Mask Sculpture and Social Practice

George P. Landow, Professor of English and Art History, Brown University

Frank Willet reminds us that viewing African art out of its complete social context, which includes the social practices that surround it, can create a false view.

Most people interested in African sculpture are unable to see it in use, and must form their own impressions from museum displays. A museum usually possesses only the wooden part of a mask, which it may display under a spotlight which projects a single interpretation of the sculpture. Kenneth Murray has pointed out that masks "are intended to be seen in movement in a dance; frequently one which is inferior when held in the hand looks more effective than a finer carving when seen with its costume. It is, moreover, essential to see masks in use before judging what they express, for it is easy to read into an isolated mask what was never meant to be there." Chinua Achebe in his novel The Arrow of God brings this out very well. One of his characters, Edogo, is a carver. "When he had finished carving the face and head he had been a little disappointed. . . . But the owners of the work had not complained; in fact they had praised it very highly. Edogo knew, however, that he must see the Mask in action to know whether it was good or bad." [African Art, Thames and Hudson, 172-73]

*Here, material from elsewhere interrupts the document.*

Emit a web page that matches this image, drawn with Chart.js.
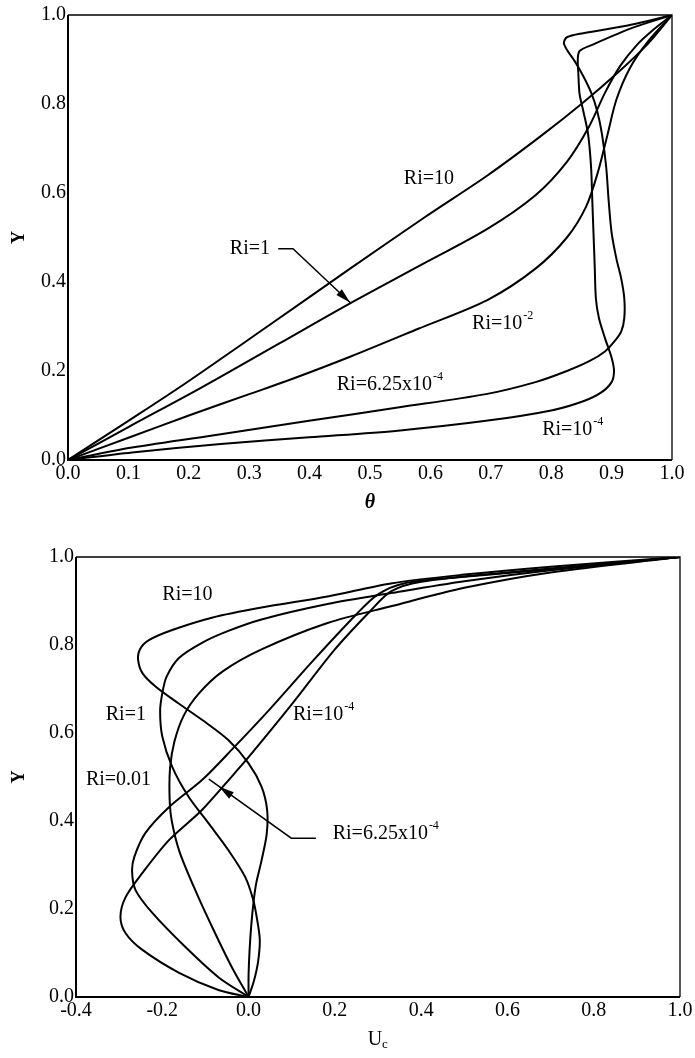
<!DOCTYPE html>
<html>
<head>
<meta charset="utf-8">
<script src="https://cdn.jsdelivr.net/npm/chart.js@4.4.1/dist/chart.umd.min.js"></script>
<style>
  body { margin: 0; background: #fff; width: 695px; height: 1058px; position: relative; overflow: hidden; }
  canvas { position: absolute; left: 0; }
  #topChart { top: 0; }
  #bottomChart { top: 540px; }
</style>
</head>
<body>
<canvas id="topChart" width="695" height="520"></canvas>
<canvas id="bottomChart" width="695" height="518"></canvas>
<script>
// --- data: top panel, theta vs Y ---
const thetaTicks = [0, 0.1, 0.2, 0.3, 0.4, 0.5, 0.6, 0.7, 0.8, 0.9, 1.0];
const yTicks = [0, 0.2, 0.4, 0.6, 0.8, 1.0];

const thetaRi10 = [[0,0],[0.1,0.088],[0.194,0.172],[0.33,0.30],[0.467,0.43],[0.59,0.545],[0.695,0.64],[0.78,0.725],[0.85,0.80],[0.91,0.87],[0.96,0.935],[1,1]];
const thetaRi1 = [[0,0],[0.1,0.074],[0.22,0.162],[0.35,0.262],[0.467,0.352],[0.58,0.435],[0.695,0.52],[0.774,0.595],[0.826,0.67],[0.863,0.75],[0.889,0.825],[0.914,0.885],[0.942,0.933],[0.97,0.968],[1,1]];
const thetaRi1e2 = [[0,0],[0.1,0.05],[0.2,0.1],[0.3,0.148],[0.363,0.178],[0.467,0.232],[0.58,0.295],[0.695,0.36],[0.774,0.43],[0.826,0.5],[0.858,0.57],[0.878,0.65],[0.893,0.73],[0.908,0.81],[0.93,0.88],[0.96,0.94],[1,1]];
const thetaRi625e4 = [[0,0],[0.106,0.028],[0.253,0.058],[0.399,0.088],[0.546,0.118],[0.692,0.148],[0.774,0.175],[0.826,0.2],[0.863,0.222],[0.889,0.244],[0.905,0.267],[0.916,0.289],[0.921,0.319],[0.921,0.363],[0.916,0.407],[0.908,0.452],[0.9,0.511],[0.895,0.585],[0.891,0.659],[0.884,0.733],[0.876,0.785],[0.866,0.826],[0.853,0.863],[0.839,0.896],[0.826,0.922],[0.821,0.937],[0.826,0.95],[0.853,0.959],[0.932,0.978],[1,1]];
const thetaRi1e4 = [[0,0],[0.106,0.017],[0.253,0.036],[0.399,0.051],[0.546,0.066],[0.692,0.088],[0.802,0.112],[0.853,0.132],[0.883,0.152],[0.9,0.175],[0.904,0.2],[0.9,0.23],[0.889,0.274],[0.879,0.319],[0.874,0.363],[0.872,0.437],[0.87,0.511],[0.868,0.585],[0.866,0.659],[0.861,0.733],[0.853,0.785],[0.847,0.822],[0.845,0.867],[0.844,0.9],[0.847,0.919],[0.868,0.933],[0.932,0.97],[1,1]];

// --- data: bottom panel, Uc vs Y ---
const uTicks = [-0.4, -0.2, 0, 0.2, 0.4, 0.6, 0.8, 1.0];

const uRi10 = [[0,0],[0,0.05],[0.002,0.1],[0.006,0.16],[0.012,0.22],[0.018,0.26],[0.03,0.31],[0.042,0.37],[0.043,0.425],[0.03,0.478],[0,0.531],[-0.047,0.584],[-0.108,0.63],[-0.162,0.667],[-0.215,0.705],[-0.246,0.736],[-0.256,0.766],[-0.252,0.79],[-0.231,0.811],[-0.177,0.834],[-0.085,0.862],[0.03,0.885],[0.183,0.91],[0.33,0.94],[0.5,0.96],[0.7,0.978],[1,1]];
const uRi1 = [[0,0],[0.012,0.035],[0.022,0.08],[0.026,0.13],[0.02,0.175],[0.011,0.22],[-0.008,0.273],[-0.047,0.334],[-0.093,0.395],[-0.139,0.455],[-0.177,0.523],[-0.2,0.592],[-0.205,0.65],[-0.2,0.69],[-0.19,0.728],[-0.162,0.77],[-0.108,0.805],[-0.047,0.832],[0.03,0.858],[0.183,0.893],[0.33,0.918],[0.5,0.945],[0.7,0.97],[1,1]];
const uRi001 = [[0,0],[-0.04,0.07],[-0.08,0.15],[-0.12,0.235],[-0.16,0.33],[-0.178,0.4],[-0.183,0.45],[-0.182,0.52],[-0.172,0.58],[-0.15,0.64],[-0.115,0.69],[-0.06,0.74],[0.03,0.79],[0.183,0.85],[0.33,0.888],[0.5,0.93],[0.7,0.965],[1,1]];
const uRi1e4 = [[0,0],[-0.07,0.045],[-0.147,0.114],[-0.223,0.191],[-0.262,0.243],[-0.27,0.285],[-0.265,0.318],[-0.239,0.373],[-0.184,0.432],[-0.108,0.493],[-0.04,0.561],[0.05,0.655],[0.15,0.765],[0.25,0.87],[0.3,0.915],[0.36,0.94],[0.5,0.955],[0.7,0.972],[1,1]];
const uRi625e4 = [[0,0],[-0.07,0.016],[-0.161,0.055],[-0.246,0.107],[-0.285,0.145],[-0.297,0.182],[-0.285,0.227],[-0.246,0.282],[-0.184,0.357],[-0.108,0.425],[-0.032,0.509],[0,0.545],[0.1,0.665],[0.2,0.79],[0.28,0.875],[0.33,0.922],[0.4,0.944],[0.6,0.965],[0.8,0.982],[1,1]];

const SERIF = '"Liberation Serif", "Times New Roman", serif';

// labels and arrows, in data units
const topLabels = [
  { text: "Ri=10", x: 0.556, y: 0.632 },
  { text: "Ri=1", x: 0.268, y: 0.475 },
  { text: "Ri=10", sup: "-2", x: 0.669, y: 0.307 },
  { text: "Ri=6.25x10", sup: "-4", x: 0.445, y: 0.168 },
  { text: "Ri=10", sup: "-4", x: 0.785, y: 0.067 },
];
const topArrow = [[0.348, 0.475], [0.3725, 0.475], [0.467, 0.354]];

const bottomLabels = [
  { text: "Ri=10", x: -0.2, y: 0.914 },
  { text: "Ri=1", x: -0.331, y: 0.641 },
  { text: "Ri=0.01", x: -0.377, y: 0.493 },
  { text: "Ri=10", sup: "-4", x: 0.103, y: 0.641 },
  { text: "Ri=6.25x10", sup: "-4", x: 0.195, y: 0.37 },
];
const bottomArrow = [[0.156, 0.361], [0.099, 0.361], [-0.092, 0.495]];
const bottomArrowTip = [-0.068, 0.478];

function toDataset(points) {
  return {
    data: points.map(([x, y]) => ({ x, y })),
    showLine: true,
    borderColor: "#000",
    borderWidth: 2,
    pointRadius: 0,
    tension: 0.3,
    fill: false,
  };
}

function drawFrame(chart) {
  const { ctx, chartArea: a } = chart;
  ctx.save();
  ctx.strokeStyle = "#000";
  ctx.lineWidth = 2;
  ctx.beginPath();
  ctx.moveTo(a.left, a.top);
  ctx.lineTo(a.left, a.bottom);
  ctx.lineTo(a.right, a.bottom);
  ctx.stroke();
  ctx.lineWidth = 1.3;
  ctx.beginPath();
  ctx.moveTo(a.left, a.top);
  ctx.lineTo(a.right, a.top);
  ctx.lineTo(a.right, a.bottom);
  ctx.stroke();
  ctx.restore();
}

function drawLabel(ctx, x, y, text, sup) {
  ctx.font = "20px " + SERIF;
  ctx.textBaseline = "middle";
  ctx.textAlign = "left";
  ctx.fillStyle = "#000";
  ctx.fillText(text, x, y);
  if (sup) {
    const w = ctx.measureText(text).width;
    ctx.font = "12px " + SERIF;
    ctx.fillText(sup, x + w + 1, y - 8);
  }
}

function arrowHead(ctx, tx, ty, fx, fy) {
  const ang = Math.atan2(ty - fy, tx - fx);
  const len = 15, half = 4;
  const bx = tx - len * Math.cos(ang), by = ty - len * Math.sin(ang);
  ctx.beginPath();
  ctx.moveTo(tx, ty);
  ctx.lineTo(bx + half * Math.sin(ang), by - half * Math.cos(ang));
  ctx.lineTo(bx - half * Math.sin(ang), by + half * Math.cos(ang));
  ctx.closePath();
  ctx.fill();
}

function polyline(ctx, sx, sy, pts) {
  ctx.beginPath();
  pts.forEach(([u, v], i) => {
    const px = sx.getPixelForValue(u), py = sy.getPixelForValue(v);
    if (i === 0) ctx.moveTo(px, py);
    else ctx.lineTo(px, py);
  });
  ctx.stroke();
}

function axisOptions(min, max, ticks, fitSize, isX, title) {
  return {
    type: "linear",
    min: min,
    max: max,
    afterBuildTicks: (s) => { s.ticks = ticks.map((v) => ({ value: v })); },
    afterFit: (s) => { if (isX) s.height = fitSize; else s.width = fitSize; },
    ticks: {
      callback: (v) => v.toFixed(1),
      font: { family: SERIF, size: 20 },
      color: "#000",
      padding: isX ? 2 : 2,
      maxRotation: 0,
      autoSkip: false,
    },
    grid: { display: false, drawTicks: false },
    border: { display: false },
    title: title,
  };
}

// --- top chart ---
const topAnno = {
  id: "topAnno",
  afterDraw(chart) {
    const { ctx, scales: { x, y } } = chart;
    drawFrame(chart);
    ctx.save();
    topLabels.forEach((l) => drawLabel(ctx, x.getPixelForValue(l.x), y.getPixelForValue(l.y), l.text, l.sup));
    ctx.strokeStyle = "#000";
    ctx.lineWidth = 1.5;
    polyline(ctx, x, y, topArrow);
    const n = topArrow.length;
    arrowHead(ctx, x.getPixelForValue(topArrow[n - 1][0]), y.getPixelForValue(topArrow[n - 1][1]),
      x.getPixelForValue(topArrow[n - 2][0]), y.getPixelForValue(topArrow[n - 2][1]));
    ctx.restore();
  },
};

new Chart(document.getElementById("topChart"), {
  type: "scatter",
  data: {
    datasets: [thetaRi10, thetaRi1, thetaRi1e2, thetaRi625e4, thetaRi1e4].map(toDataset),
  },
  options: {
    responsive: false,
    animation: false,
    layout: { padding: { left: 0, right: 23, top: 15, bottom: 0 } },
    plugins: { legend: { display: false }, tooltip: { enabled: false } },
    scales: {
      x: axisOptions(0, 1, thetaTicks, 60, true, {
        display: true, text: "\u03b8", color: "#000",
        font: { family: SERIF, size: 20, weight: "bold", style: "italic" },
        padding: { top: 0, bottom: 5 },
      }),
      y: axisOptions(0, 1, yTicks, 68, false, {
        display: true, text: "Y", color: "#000",
        font: { family: SERIF, size: 18, weight: "bold" },
        padding: { top: 9, bottom: 0 },
      }),
    },
  },
  plugins: [topAnno],
});

// --- bottom chart ---
const bottomAnno = {
  id: "bottomAnno",
  afterDraw(chart) {
    const { ctx, scales: { x, y }, chartArea: a } = chart;
    drawFrame(chart);
    ctx.save();
    bottomLabels.forEach((l) => drawLabel(ctx, x.getPixelForValue(l.x), y.getPixelForValue(l.y), l.text, l.sup));
    ctx.strokeStyle = "#000";
    ctx.lineWidth = 1.5;
    polyline(ctx, x, y, bottomArrow);
    const n = bottomArrow.length;
    arrowHead(ctx, x.getPixelForValue(bottomArrowTip[0]), y.getPixelForValue(bottomArrowTip[1]),
      x.getPixelForValue(bottomArrow[n - 2][0]), y.getPixelForValue(bottomArrow[n - 2][1]));
    // x title U with subscript c
    const cx = (a.left + a.right) / 2;
    ctx.font = "20px " + SERIF;
    ctx.textBaseline = "middle";
    ctx.textAlign = "center";
    ctx.fillText("U", cx - 3, 500);
    ctx.font = "13px " + SERIF;
    ctx.textAlign = "left";
    ctx.fillText("c", cx + 4, 505);
    ctx.restore();
  },
};

new Chart(document.getElementById("bottomChart"), {
  type: "scatter",
  data: {
    datasets: [uRi10, uRi1, uRi001, uRi1e4, uRi625e4].map(toDataset),
  },
  options: {
    responsive: false,
    animation: false,
    layout: { padding: { left: 0, right: 15, top: 17, bottom: 0 } },
    plugins: { legend: { display: false }, tooltip: { enabled: false } },
    scales: {
      x: axisOptions(-0.4, 1, uTicks, 61, true, { display: false }),
      y: axisOptions(0, 1, yTicks, 76, false, {
        display: true, text: "Y", color: "#000",
        font: { family: SERIF, size: 18, weight: "bold" },
        padding: { top: 9, bottom: 0 },
      }),
    },
  },
  plugins: [bottomAnno],
});
</script>
</body>
</html>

Willett's point reminds us that the modern European and American conception of art as a separate class of objects requires both secularist and pluralist modes of thought -- and that contemporary Western attitudes do the same thing to ancient Eygptian and medieval Christian art as they do to African mask sculpture. They also raise the fundamental question, Can one have an "African art" in indigenous societies -- that is, if the conception of art is in fact a Western import, do all treatments of African objects as art objects involve westernization? What evidence can you adduce on either side of this argument? And how does it relate to the problematics of African postcolonial literature, or, for that matter, of any literature produced in societies that did not originally possess alphabetic writing?